The increasing number of bachelors and unmarried women past thirty years of age, who are in evidence in all large centers of population at the present time, is undoubtedly due to a great extent to the fear on the part of these men and women regarding the proper support of a family of children. Many men and women feel that the man is able to earn enough to support himself and wife comfortably, by the exercise of economy, but that the said earnings are not sufficient to provide properly for a family of children. Some would be willing to have one or two children, born after the couple have well established themselves, but are appalled at the thought of bringing into the world a practically unlimited number of little children for whom they would not be able to provide properly.
These people shrink at the idea of abortion, and doubt the efficacy of the popular so-called contraceptive methods of which their friends tell them, and they either defer the marriage until later in life, or else give up the idea altogether as being impossible for them under the existing circumstances. A scientific knowledge of the subject would give to such persons—and there are many thousands of such—an assurance of their ability to safely and properly control and regulate the size of their families, and would lead to many a marriage which would otherwise be out of the question.

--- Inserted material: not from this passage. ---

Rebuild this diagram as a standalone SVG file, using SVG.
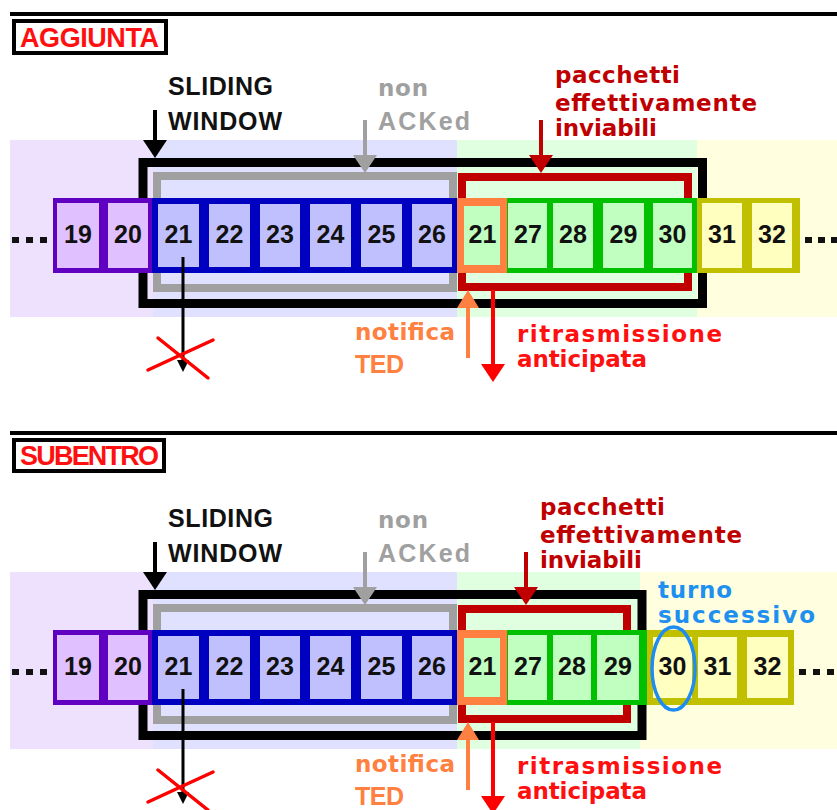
<svg xmlns="http://www.w3.org/2000/svg" width="837" height="810" viewBox="0 0 837 810">
  <style>
    text { font-family: "Liberation Sans", Arial, sans-serif; font-weight: bold; }
    .title { font-size: 27px; fill: #FF1010; }
    .lbl { font-size: 25px; }
    .low { font-family: "DejaVu Sans", Verdana, sans-serif; font-size: 23px; }
    .num { font-size: 25px; fill: #111; text-anchor: middle; }
    .blk { fill: #111; }
    .gry { fill: #A0A0A0; }
    .dred { fill: #C00000; }
    .red { fill: #FF1010; }
    .org { fill: #FF8040; }
    .blu { fill: #2090F0; }
    .rule { stroke: #000; stroke-width: 4; }
    .tbox { fill: #fff; stroke: #000; stroke-width: 4; }
    .win { fill: none; stroke: #000; stroke-width: 9; }
    .nack { fill: #E0E0FF; stroke: #A0A0A0; stroke-width: 8; }
    .send { fill: #E0FFE0; stroke: #C00000; stroke-width: 8; }
    .bP { fill: #6000C0; } .cP { fill: #E0C0FF; }
    .bB { fill: #0000C0; } .cB { fill: #C0C0FF; }
    .bO { fill: #FF8040; } .cO { fill: #C0FFC0; }
    .bG { fill: #00C000; } .cG { fill: #C0FFC0; }
    .bY { fill: #C0C000; } .cY { fill: #FFFFC0; }
    .dot { fill: #111; }
    .a { fill: none; stroke-width: 4; }
    .cross { stroke: #FF0000; stroke-width: 3.5; stroke-linecap: round; }
  </style>
  <defs>
    <marker id="ahBlack" viewBox="0 0 18 24" markerWidth="18" markerHeight="24" refX="0" refY="12" orient="auto" markerUnits="userSpaceOnUse"><path d="M0,0 L18,12 L0,24 Z" fill="#000"/></marker>
    <marker id="ahGray" viewBox="0 0 18 24" markerWidth="18" markerHeight="24" refX="0" refY="12" orient="auto" markerUnits="userSpaceOnUse"><path d="M0,0 L18,12 L0,24 Z" fill="#A0A0A0"/></marker>
    <marker id="ahDred" viewBox="0 0 18 24" markerWidth="18" markerHeight="24" refX="0" refY="12" orient="auto" markerUnits="userSpaceOnUse"><path d="M0,0 L18,12 L0,24 Z" fill="#C00000"/></marker>
    <marker id="ahOrg" viewBox="0 0 18 22" markerWidth="18" markerHeight="22" refX="0" refY="11" orient="auto" markerUnits="userSpaceOnUse"><path d="M0,0 L18,11 L0,22 Z" fill="#FF8040"/></marker>
    <marker id="ahRed" viewBox="0 0 18 24" markerWidth="18" markerHeight="24" refX="0" refY="12" orient="auto" markerUnits="userSpaceOnUse"><path d="M0,0 L18,12 L0,24 Z" fill="#FF0000"/></marker>
    <marker id="ahSmall" viewBox="0 0 12 12" markerWidth="12" markerHeight="12" refX="0" refY="6" orient="auto" markerUnits="userSpaceOnUse"><path d="M0,0 L12,6 L0,12 Z" fill="#000"/></marker>
  </defs>

  <rect width="837" height="810" fill="#fff"/>

  <!-- ================= AGGIUNTA ================= -->
  <g id="sec-aggiunta">
    <line class="rule" x1="10" y1="14" x2="837" y2="14"/>
    <g id="title-aggiunta">
      <rect class="tbox" x="14" y="21" width="152" height="32"/>
      <text class="title" x="20" y="47" textLength="139">AGGIUNTA</text>
    </g>

    <!-- background bands -->
    <g id="bands-a">
      <rect x="10" y="140" width="143" height="177" fill="#EDE1FD"/>
      <rect x="153" y="140" width="304" height="177" fill="#E0E0FF"/>
      <rect x="457" y="140" width="240" height="177" fill="#E0FFE0"/>
      <rect x="697" y="140" width="140" height="177" fill="#FFFFE0"/>
    </g>

    <!-- window frames -->
    <g id="window-a">
      <rect class="nack" x="157" y="176" width="296" height="112"/>
      <rect class="send" x="462" y="177" width="226" height="110"/>
      <rect class="win" x="143" y="162.5" width="559.5" height="141"/>
    </g>

    <!-- packets -->
    <g id="packets-a">
      <g id="dots-left-a"><rect class="dot" x="12" y="237" width="7" height="6"/><rect class="dot" x="26" y="237" width="7" height="6"/><rect class="dot" x="40" y="237" width="7" height="6"/></g>
      <rect class="bP" x="53" y="198" width="100" height="75"/>
      <rect class="bB" x="152" y="198" width="305" height="75"/>
      <rect class="bG" x="505" y="198" width="192" height="75"/>
      <rect class="bY" x="697" y="198" width="103" height="75"/>
      <g id="pa19"><rect class="cP" x="57" y="203" width="42" height="65"/><text class="num" x="78" y="243">19</text></g>
      <g id="pa20"><rect class="cP" x="108" y="203" width="40" height="65"/><text class="num" x="128" y="243">20</text></g>
      <g id="pa21"><rect class="cB" x="158" y="204" width="41" height="63"/><text class="num" x="178.5" y="243">21</text></g>
      <g id="pa22"><rect class="cB" x="209" y="204" width="41" height="63"/><text class="num" x="229.5" y="243">22</text></g>
      <g id="pa23"><rect class="cB" x="260" y="204" width="40" height="63"/><text class="num" x="280" y="243">23</text></g>
      <g id="pa24"><rect class="cB" x="310" y="204" width="41" height="63"/><text class="num" x="330.5" y="243">24</text></g>
      <g id="pa25"><rect class="cB" x="361" y="204" width="41" height="63"/><text class="num" x="381.5" y="243">25</text></g>
      <g id="pa26"><rect class="cB" x="412" y="204" width="40" height="63"/><text class="num" x="432" y="243">26</text></g>
      <g id="pa21r"><rect class="bO" x="457" y="198" width="50" height="75"/><rect class="cO" x="464" y="206" width="36" height="59"/><text class="num" x="482.5" y="243">21</text></g>
      <g id="pa27"><rect class="cG" x="508" y="203" width="39" height="65"/><text class="num" x="528" y="243">27</text></g>
      <g id="pa28"><rect class="cG" x="553" y="203" width="40" height="65"/><text class="num" x="573" y="243">28</text></g>
      <g id="pa29"><rect class="cG" x="603" y="203" width="41" height="65"/><text class="num" x="623.5" y="243">29</text></g>
      <g id="pa30"><rect class="cG" x="653" y="203" width="39" height="65"/><text class="num" x="672.5" y="243">30</text></g>
      <g id="pa31"><rect class="cY" x="702" y="203" width="40" height="65"/><text class="num" x="722" y="243">31</text></g>
      <g id="pa32"><rect class="cY" x="752" y="203" width="40" height="65"/><text class="num" x="772" y="243">32</text></g>
      <g id="dots-right-a"><rect class="dot" x="805" y="237" width="7" height="6"/><rect class="dot" x="818" y="237" width="7" height="6"/><rect class="dot" x="831" y="237" width="6" height="6"/></g>
    </g>

    <!-- connectors -->
    <g id="connectors-a">
      <line class="a" stroke="#000" x1="155" y1="110" x2="155" y2="140" marker-end="url(#ahBlack)"/>
      <line class="a" stroke="#A0A0A0" x1="365" y1="120" x2="365" y2="155" marker-end="url(#ahGray)"/>
      <line class="a" stroke="#C00000" x1="541" y1="120" x2="541" y2="155" marker-end="url(#ahDred)"/>
      <line class="a" stroke="#FF8040" x1="468" y1="358" x2="468" y2="308" marker-end="url(#ahOrg)"/>
      <line class="a" stroke="#FF0000" x1="493" y1="290" x2="493" y2="364" marker-end="url(#ahRed)"/>
      <line stroke="#000" stroke-width="3" x1="183" y1="257" x2="183" y2="360" marker-end="url(#ahSmall)"/>
      <g id="cross-a" class="cross">
        <line x1="148" y1="370" x2="213" y2="340"/>
        <line x1="158" y1="338" x2="208" y2="378"/>
      </g>
    </g>

    <!-- labels -->
    <g id="labels-a">
      <text class="lbl blk" x="168" y="95" textLength="105">SLIDING</text>
      <text class="lbl blk" x="168" y="130" textLength="114">WINDOW</text>
      <text class="low gry" x="378" y="96" textLength="50">non</text>
      <text class="lbl gry" x="378" y="130" textLength="92">ACKed</text>
      <text class="low dred" x="555" y="83" textLength="125">pacchetti</text>
      <text class="low dred" x="555" y="111" textLength="202">effettivamente</text>
      <text class="low dred" x="555" y="136" textLength="102">inviabili</text>
      <text class="low org" x="355" y="340" textLength="100">notifica</text>
      <text class="lbl org" x="355" y="373" textLength="49">TED</text>
      <text class="low red" x="517" y="342" textLength="205">ritrasmissione</text>
      <text class="low red" x="517" y="367" textLength="130">anticipata</text>
    </g>
  </g>

  <!-- ================= SUBENTRO ================= -->
  <g id="sec-subentro">
    <line class="rule" x1="10" y1="433" x2="837" y2="433"/>
    <g id="title-subentro">
      <rect class="tbox" x="14" y="440" width="150" height="31"/>
      <text class="title" x="20" y="465" textLength="139">SUBENTRO</text>
    </g>

    <g transform="translate(0,432)">
      <g id="bands-s">
        <rect x="10" y="140" width="143" height="177" fill="#EDE1FD"/>
        <rect x="153" y="140" width="304" height="177" fill="#E0E0FF"/>
        <rect x="457" y="140" width="183" height="177" fill="#E0FFE0"/>
        <rect x="640" y="140" width="197" height="177" fill="#FFFFE0"/>
      </g>

      <g id="window-s">
        <rect class="nack" x="157" y="176" width="296" height="112"/>
        <rect class="send" x="462" y="177" width="165" height="110"/>
        <rect class="win" x="143" y="162.5" width="499" height="141"/>
      </g>

      <g id="packets-s">
        <g id="dots-left-s"><rect class="dot" x="12" y="237" width="7" height="6"/><rect class="dot" x="26" y="237" width="7" height="6"/><rect class="dot" x="40" y="237" width="7" height="6"/></g>
        <rect class="bP" x="53" y="198" width="100" height="75"/>
        <rect class="bB" x="152" y="198" width="305" height="75"/>
        <rect class="bG" x="505" y="198" width="142" height="75"/>
        <rect class="bY" x="647" y="198" width="147" height="75"/>
        <g id="ps19"><rect class="cP" x="57" y="203" width="42" height="65"/><text class="num" x="78" y="243">19</text></g>
        <g id="ps20"><rect class="cP" x="108" y="203" width="40" height="65"/><text class="num" x="128" y="243">20</text></g>
        <g id="ps21"><rect class="cB" x="158" y="204" width="41" height="63"/><text class="num" x="178.5" y="243">21</text></g>
        <g id="ps22"><rect class="cB" x="209" y="204" width="41" height="63"/><text class="num" x="229.5" y="243">22</text></g>
        <g id="ps23"><rect class="cB" x="260" y="204" width="40" height="63"/><text class="num" x="280" y="243">23</text></g>
        <g id="ps24"><rect class="cB" x="310" y="204" width="41" height="63"/><text class="num" x="330.5" y="243">24</text></g>
        <g id="ps25"><rect class="cB" x="361" y="204" width="41" height="63"/><text class="num" x="381.5" y="243">25</text></g>
        <g id="ps26"><rect class="cB" x="412" y="204" width="40" height="63"/><text class="num" x="432" y="243">26</text></g>
        <g id="ps21r"><rect class="bO" x="457" y="198" width="50" height="75"/><rect class="cO" x="464" y="206" width="36" height="59"/><text class="num" x="482.5" y="243">21</text></g>
        <g id="ps27"><rect class="cG" x="508" y="203" width="39" height="65"/><text class="num" x="528" y="243">27</text></g>
        <g id="ps28"><rect class="cG" x="553" y="203" width="38" height="65"/><text class="num" x="572" y="243">28</text></g>
        <g id="ps29"><rect class="cG" x="597" y="203" width="42" height="65"/><text class="num" x="618" y="243">29</text></g>
        <g id="ps30"><rect class="cY" x="653" y="205" width="39" height="61"/><text class="num" x="672.5" y="243">30</text>
          <ellipse cx="673.5" cy="236.5" rx="21.5" ry="41.5" fill="none" stroke="#1E8CF0" stroke-width="3.5"/></g>
        <g id="ps31"><rect class="cY" x="698" y="205" width="39" height="61"/><text class="num" x="717.5" y="243">31</text></g>
        <g id="ps32"><rect class="cY" x="747" y="205" width="41" height="61"/><text class="num" x="767.5" y="243">32</text></g>
        <g id="dots-right-s"><rect class="dot" x="799" y="237" width="7" height="6"/><rect class="dot" x="813" y="237" width="7" height="6"/><rect class="dot" x="827" y="237" width="7" height="6"/></g>
      </g>

      <g id="connectors-s">
        <line class="a" stroke="#000" x1="155" y1="110" x2="155" y2="140" marker-end="url(#ahBlack)"/>
        <line class="a" stroke="#A0A0A0" x1="365" y1="120" x2="365" y2="155" marker-end="url(#ahGray)"/>
        <line class="a" stroke="#C00000" x1="526" y1="120" x2="526" y2="155" marker-end="url(#ahDred)"/>
        <line class="a" stroke="#FF8040" x1="468" y1="358" x2="468" y2="308" marker-end="url(#ahOrg)"/>
        <line class="a" stroke="#FF0000" x1="493" y1="290" x2="493" y2="364" marker-end="url(#ahRed)"/>
        <line stroke="#000" stroke-width="3" x1="183" y1="257" x2="183" y2="360" marker-end="url(#ahSmall)"/>
        <g id="cross-s" class="cross">
          <line x1="148" y1="370" x2="213" y2="340"/>
          <line x1="158" y1="338" x2="208" y2="378"/>
        </g>
      </g>

      <g id="labels-s">
        <text class="lbl blk" x="168" y="95" textLength="105">SLIDING</text>
        <text class="lbl blk" x="168" y="130" textLength="114">WINDOW</text>
        <text class="low gry" x="378" y="96" textLength="50">non</text>
        <text class="lbl gry" x="378" y="130" textLength="92">ACKed</text>
        <text class="low dred" x="540" y="83" textLength="125">pacchetti</text>
        <text class="low dred" x="540" y="111" textLength="202">effettivamente</text>
        <text class="low dred" x="540" y="136" textLength="102">inviabili</text>
        <text class="low blu" x="658" y="166" textLength="74">turno</text>
        <text class="low blu" x="658" y="191" textLength="157">successivo</text>
        <text class="low org" x="355" y="340" textLength="100">notifica</text>
        <text class="lbl org" x="355" y="373" textLength="49">TED</text>
        <text class="low red" x="517" y="342" textLength="205">ritrasmissione</text>
        <text class="low red" x="517" y="367" textLength="130">anticipata</text>
      </g>
    </g>
  </g>
</svg>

If it is agreed that the marriage state is the one normal to the average man and woman, and that marriages are in the interests of society—and few would seek to dispute this—then it would seem that anything that would tend to encourage marriage among the right kind of persons should receive the encouragement of society and be fully protected by the laws of society; and that the old prejudice against the subject, and the laws which discourage the same, and place a penalty upon the dissemination of scientific methods leading to the said result, are unworthy of civilized society and modern thought.